Business Premises Renovation Allowance (BPRA) is a tax allowance provided by HMRC in UK to provide an incentive to renovate derelict or unused properties and bring them back into use. Provided the business premises thus converted or renovated is in a disadvantaged area, 100% of the qualifying expenditure can be claimed as capital allowance. BPRA will be in effect only for a period of five years from April 11, 2007 to April 10, 2012 and the expenditure must be incurred during this period.

A disadvantaged area is any area included in The Assisted Areas Order 2007 or Northern Ireland. Areas such as North Cornwall and Isles of Scilly in England and Swansea and Pembrokeshire in Wales are included in the 2007 order. Just enter the area’s postcode at Postcode Database of Assisted Areas website to check whether it qualifies.
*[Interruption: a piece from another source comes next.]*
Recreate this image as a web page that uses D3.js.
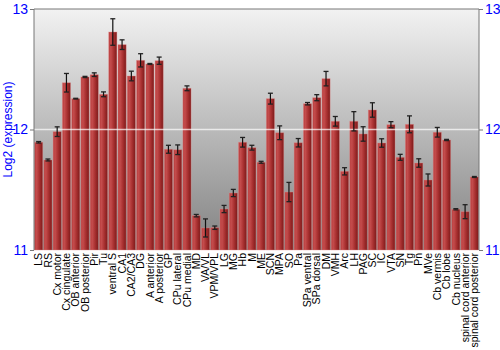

To qualify for BPRA, the expenditure must be incurred:
? To convert or renovate a commercial building or structure situated in a disadvantaged area into a “qualifying” business premises
? To repair qualifying business premises
? Specifically in order to claim BPRA

Qualifying business premises are commercial buildings that are presently unused and have not been used during one year preceding the incurrence of the expenditure. The last use must also not have been as a dwelling. Expenditure for conversion, renovation and repairs of such a building will qualify for BPRA provided it is used or let out for a “relevant trade,” i.e. for:
? Fisheries and aquaculture,
? Shipbuilding,
? Coal industry,
? Steel industry,
? Synthetic fibres,
? Primary production of certain agricultural products, and
? Manufacture or marketing of products which imitate or substitute for milk and milk products.

Any expenditure for acquiring land, extending the building or developing land next to the building does not qualify, however.